Requirements: Produce an exact transcription of the listing below, omitting the pictures.
▼
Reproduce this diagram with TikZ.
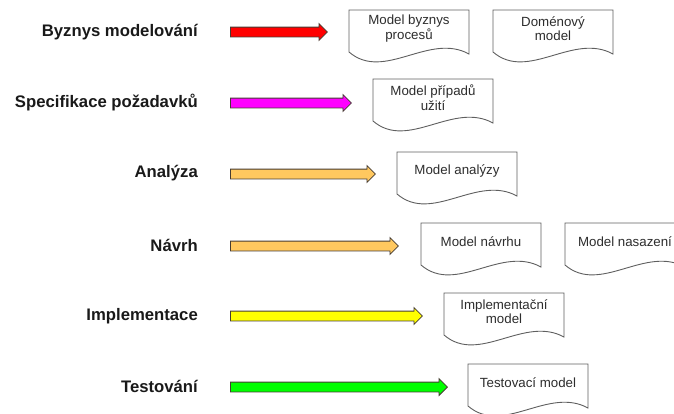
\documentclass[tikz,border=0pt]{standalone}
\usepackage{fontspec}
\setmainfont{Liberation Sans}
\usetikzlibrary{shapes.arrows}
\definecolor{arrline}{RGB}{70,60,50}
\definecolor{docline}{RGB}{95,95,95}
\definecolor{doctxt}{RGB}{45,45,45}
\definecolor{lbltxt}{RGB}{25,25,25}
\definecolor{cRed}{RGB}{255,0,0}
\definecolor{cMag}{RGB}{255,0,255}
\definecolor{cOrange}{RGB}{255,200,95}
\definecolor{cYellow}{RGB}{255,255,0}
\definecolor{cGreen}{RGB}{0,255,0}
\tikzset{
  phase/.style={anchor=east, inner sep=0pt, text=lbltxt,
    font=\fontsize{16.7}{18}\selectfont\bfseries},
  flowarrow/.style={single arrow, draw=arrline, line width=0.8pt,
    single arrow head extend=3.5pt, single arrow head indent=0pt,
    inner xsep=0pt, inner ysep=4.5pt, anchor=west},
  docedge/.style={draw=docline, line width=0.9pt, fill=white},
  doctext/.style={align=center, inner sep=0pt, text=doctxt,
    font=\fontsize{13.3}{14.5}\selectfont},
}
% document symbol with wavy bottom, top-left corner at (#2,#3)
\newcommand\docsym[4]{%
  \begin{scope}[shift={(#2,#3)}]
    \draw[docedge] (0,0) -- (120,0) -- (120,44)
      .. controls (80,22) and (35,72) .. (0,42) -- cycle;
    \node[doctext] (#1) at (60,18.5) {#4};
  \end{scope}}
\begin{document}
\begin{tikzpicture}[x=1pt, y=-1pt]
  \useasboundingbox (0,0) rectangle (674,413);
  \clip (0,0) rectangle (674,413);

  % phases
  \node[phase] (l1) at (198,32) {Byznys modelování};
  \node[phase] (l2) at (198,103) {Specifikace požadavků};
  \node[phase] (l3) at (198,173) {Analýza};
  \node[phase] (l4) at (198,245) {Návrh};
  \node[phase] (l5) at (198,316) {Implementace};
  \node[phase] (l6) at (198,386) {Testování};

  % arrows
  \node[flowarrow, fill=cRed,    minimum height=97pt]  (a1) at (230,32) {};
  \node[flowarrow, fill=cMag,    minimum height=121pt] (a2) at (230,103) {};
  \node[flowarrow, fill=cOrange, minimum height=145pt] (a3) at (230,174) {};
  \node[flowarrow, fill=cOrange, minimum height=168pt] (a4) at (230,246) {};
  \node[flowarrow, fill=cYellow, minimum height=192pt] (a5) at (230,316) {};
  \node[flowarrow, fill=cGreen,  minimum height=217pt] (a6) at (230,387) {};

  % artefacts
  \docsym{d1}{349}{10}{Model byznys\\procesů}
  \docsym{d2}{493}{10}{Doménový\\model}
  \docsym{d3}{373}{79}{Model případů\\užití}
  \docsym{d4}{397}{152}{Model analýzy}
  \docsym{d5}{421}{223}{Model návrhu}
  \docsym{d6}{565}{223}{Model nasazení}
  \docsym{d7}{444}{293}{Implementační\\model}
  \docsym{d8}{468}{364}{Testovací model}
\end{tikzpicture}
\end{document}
▲
Solution for this exercise:
Reproduce this diagram with TikZ.
\documentclass[tikz,border=0pt]{standalone}
\usepackage{fontspec}
\setmainfont{Liberation Sans}
\usetikzlibrary{shapes.arrows}
\definecolor{arrline}{RGB}{70,60,50}
\definecolor{docline}{RGB}{95,95,95}
\definecolor{doctxt}{RGB}{45,45,45}
\definecolor{lbltxt}{RGB}{25,25,25}
\definecolor{cRed}{RGB}{255,0,0}
\definecolor{cMag}{RGB}{255,0,255}
\definecolor{cOrange}{RGB}{255,200,95}
\definecolor{cYellow}{RGB}{255,255,0}
\definecolor{cGreen}{RGB}{0,255,0}
\tikzset{
  phase/.style={anchor=east, inner sep=0pt, text=lbltxt,
    font=\fontsize{16.7}{18}\selectfont\bfseries},
  flowarrow/.style={single arrow, draw=arrline, line width=0.8pt,
    single arrow head extend=3.5pt, single arrow head indent=0pt,
    inner xsep=0pt, inner ysep=4.5pt, anchor=west},
  docedge/.style={draw=docline, line width=0.9pt, fill=white},
  doctext/.style={align=center, inner sep=0pt, text=doctxt,
    font=\fontsize{13.3}{14.5}\selectfont},
}
% document symbol with wavy bottom, top-left corner at (#2,#3)
\newcommand\docsym[4]{%
  \begin{scope}[shift={(#2,#3)}]
    \draw[docedge] (0,0) -- (120,0) -- (120,44)
      .. controls (80,22) and (35,72) .. (0,42) -- cycle;
    \node[doctext] (#1) at (60,18.5) {#4};
  \end{scope}}
\begin{document}
\begin{tikzpicture}[x=1pt, y=-1pt]
  \useasboundingbox (0,0) rectangle (674,413);
  \clip (0,0) rectangle (674,413);

  % phases
  \node[phase] (l1) at (198,32) {Byznys modelování};
  \node[phase] (l2) at (198,103) {Specifikace požadavků};
  \node[phase] (l3) at (198,173) {Analýza};
  \node[phase] (l4) at (198,245) {Návrh};
  \node[phase] (l5) at (198,316) {Implementace};
  \node[phase] (l6) at (198,386) {Testování};

  % arrows
  \node[flowarrow, fill=cRed,    minimum height=97pt]  (a1) at (230,32) {};
  \node[flowarrow, fill=cMag,    minimum height=121pt] (a2) at (230,103) {};
  \node[flowarrow, fill=cOrange, minimum height=145pt] (a3) at (230,174) {};
  \node[flowarrow, fill=cOrange, minimum height=168pt] (a4) at (230,246) {};
  \node[flowarrow, fill=cYellow, minimum height=192pt] (a5) at (230,316) {};
  \node[flowarrow, fill=cGreen,  minimum height=217pt] (a6) at (230,387) {};

  % artefacts
  \docsym{d1}{349}{10}{Model byznys\\procesů}
  \docsym{d2}{493}{10}{Doménový\\model}
  \docsym{d3}{373}{79}{Model případů\\užití}
  \docsym{d4}{397}{152}{Model analýzy}
  \docsym{d5}{421}{223}{Model návrhu}
  \docsym{d6}{565}{223}{Model nasazení}
  \docsym{d7}{444}{293}{Implementační\\model}
  \docsym{d8}{468}{364}{Testovací model}
\end{tikzpicture}
\end{document}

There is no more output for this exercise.